No trouble, it reminded me that I wanted to ask stable to pick up that
patch anyway although I don't think we ever ran into the issue there.

This seems very odd though, Giacomo, are you sure it also happens if you
unload the module?

johannes


Attachments:
signature.asc (836.00 B)
This is a digitally signed message part

2008-07-02 23:25:56

by Larry Finger

[permalink] [raw]
Subject: Re: b43 locks the machine when resuming after suspend to disk

Johannes Berg wrote:
> On Thu, 2008-07-03 at 01:08 +0200, Rafael J. Wysocki wrote:
>> On Thursday, 3 of July 2008, Johannes Berg wrote:
>>> Rafael, you misled me :) This is a completely different thing.
>> Ah, sorry then. I was too quick with my response.
>
> No trouble, it reminded me that I wanted to ask stable to pick up that
> patch anyway although I don't think we ever ran into the issue there.
>
> This seems very odd though, Giacomo, are you sure it also happens if you
> unload the module?

I'm confused. Should the "mac80211: detect driver tx bugs" patch be sent to stable?

Larry

2008-07-02 23:42:37

by Johannes Berg

[permalink] [raw]
Subject: Re: b43 locks the machine when resuming after suspend to disk

On Wed, 2008-07-02 at 18:27 -0500, Larry Finger wrote:
> Johannes Berg wrote:
> > On Thu, 2008-07-03 at 01:08 +0200, Rafael J. Wysocki wrote:
> >> On Thursday, 3 of July 2008, Johannes Berg wrote:
> >>> Rafael, you misled me :) This is a completely different thing.
> >> Ah, sorry then. I was too quick with my response.
> >
> > No trouble, it reminded me that I wanted to ask stable to pick up that
> > patch anyway although I don't think we ever ran into the issue there.
> >
> > This seems very odd though, Giacomo, are you sure it also happens if you
> > unload the module?
>
> I'm confused. Should the "mac80211: detect driver tx bugs" patch be sent to stable?

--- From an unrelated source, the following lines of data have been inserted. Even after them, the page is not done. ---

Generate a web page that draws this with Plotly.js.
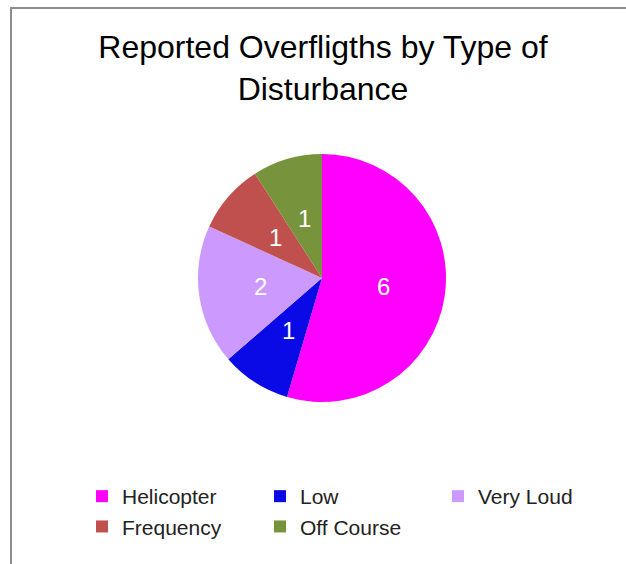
<!DOCTYPE html>
<html>
<head>
<meta charset="utf-8">
<script src="https://cdn.plot.ly/plotly-3.0.1.min.js"></script>
<style>
  html, body { margin: 0; padding: 0; background: #fff; overflow: hidden; }
  #frame { position: absolute; left: 10px; top: 7px; width: 700px; height: 700px;
           border-top: 2px solid #8c8c8c; border-left: 2px solid #8c8c8c; }
  #chart { position: absolute; left: 0; top: 0; width: 626px; height: 564px; }
</style>
</head>
<body>
<div id="frame"></div>
<div id="chart"></div>
<script>
const categories = ['Helicopter', 'Low', 'Very Loud', 'Frequency', 'Off Course'];
const counts = [6, 1, 2, 1, 1];
const sliceColors = ['#FF00FF', '#0A0AE6', '#CC99FF', '#C0504D', '#77933C'];

const W = 626, H = 564;
const cx = 322, cy = 278, R = 124;
const FONT = 'Liberation Sans, Arial, sans-serif';

const domX = [(cx - R) / W, (cx + R) / W];
const domY = [1 - (cy + R) / H, 1 - (cy - R) / H];

const trace = {
  type: 'pie',
  labels: categories,
  values: counts,
  sort: false,
  direction: 'clockwise',
  rotation: 0,
  marker: { colors: sliceColors, line: { width: 0 } },
  textinfo: 'none',
  hoverinfo: 'label+value',
  domain: { x: domX, y: domY }
};

// value labels at half radius of each slice (derived from the data)
const total = counts.reduce((a, b) => a + b, 0);
const annotations = [];
let cum = 0;
counts.forEach((v, i) => {
  const mid = (cum + v / 2) / total * 2 * Math.PI; // clockwise from top
  cum += v;
  const px = cx + 0.5 * R * Math.sin(mid);
  const py = cy - 0.5 * R * Math.cos(mid);
  annotations.push({
    xref: 'paper', yref: 'paper',
    x: px / W, y: 1 - py / H,
    text: String(v), showarrow: false,
    xanchor: 'center', yanchor: 'middle',
    font: { color: '#ffffff', size: 24, family: FONT }
  });
});

const layout = {
  width: W, height: H,
  margin: { l: 0, r: 0, t: 0, b: 0, autoexpand: false },
  paper_bgcolor: 'rgba(0,0,0,0)',
  plot_bgcolor: 'rgba(0,0,0,0)',
  font: { family: FONT, color: '#000' },
  title: {
    text: 'Reported Overfligths by Type of<br>Disturbance',
    font: { size: 32, color: '#000', family: FONT },
    x: 323 / W, xanchor: 'center', xref: 'container',
    y: 1 - 58 / H, yanchor: 'top', yref: 'container'
  },
  annotations: annotations,
  showlegend: true,
  legend: {
    orientation: 'h',
    x: 82 / W, xanchor: 'left',
    y: 1 - 476 / H, yanchor: 'top',
    entrywidth: 133, entrywidthmode: 'pixels',
    font: { size: 21, color: '#222', family: FONT },
    traceorder: 'normal'
  }
};

Plotly.newPlot('chart', [trace], layout, { displayModeBar: false, staticPlot: true });
</script>
</body>
</html>
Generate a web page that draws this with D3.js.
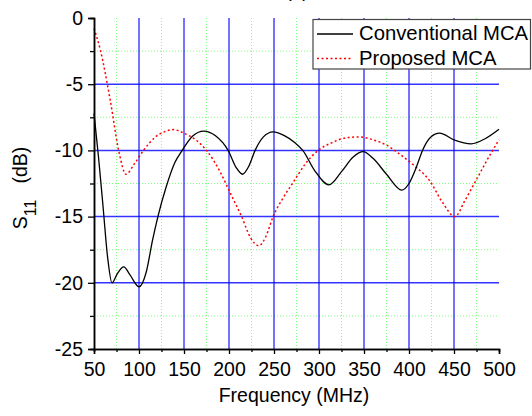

Yeah I think it still should even if that's not the bug here.

johannes


Attachments:
signature.asc (836.00 B)
This is a digitally signed message part

2008-07-03 12:30:45

by Giacomo Mulas

[permalink] [raw]
Subject: Re: b43 locks the machine when resuming after suspend to disk

On Thu, 3 Jul 2008, Johannes Berg wrote:

> This seems very odd though, Giacomo, are you sure it also happens if you
> unload the module?

yes, absolutely (unfortunately). I can unload the module before suspending,
reload it after resuming, same result; I can actually do any number of
suspend/resumes, unload and reload the modules any number of times,
everything still works until I try to ifconfig up the interface, then it
hangs solid. I also tried old-style suspend to disk, suspend2, user-space
suspend... exactly the same.

I am now compining a kernel with the patch you sent, to see whether this
improves things. I will let you know. By the way, is there a module
debugging option I could use to cause the b43 and/or mac80211 modules to use
lots of printk's, so that I could at least give you a hint as to where the
code hangs?

Thanks, bye
Giacomo

P.S. please CC replies to me, I'm not on the list(s)

--
_________________________________________________________________

Giacomo Mulas <[email protected]>
_________________________________________________________________

OSSERVATORIO ASTRONOMICO DI CAGLIARI
Str. 54, Loc. Poggio dei Pini * 09012 Capoterra (CA)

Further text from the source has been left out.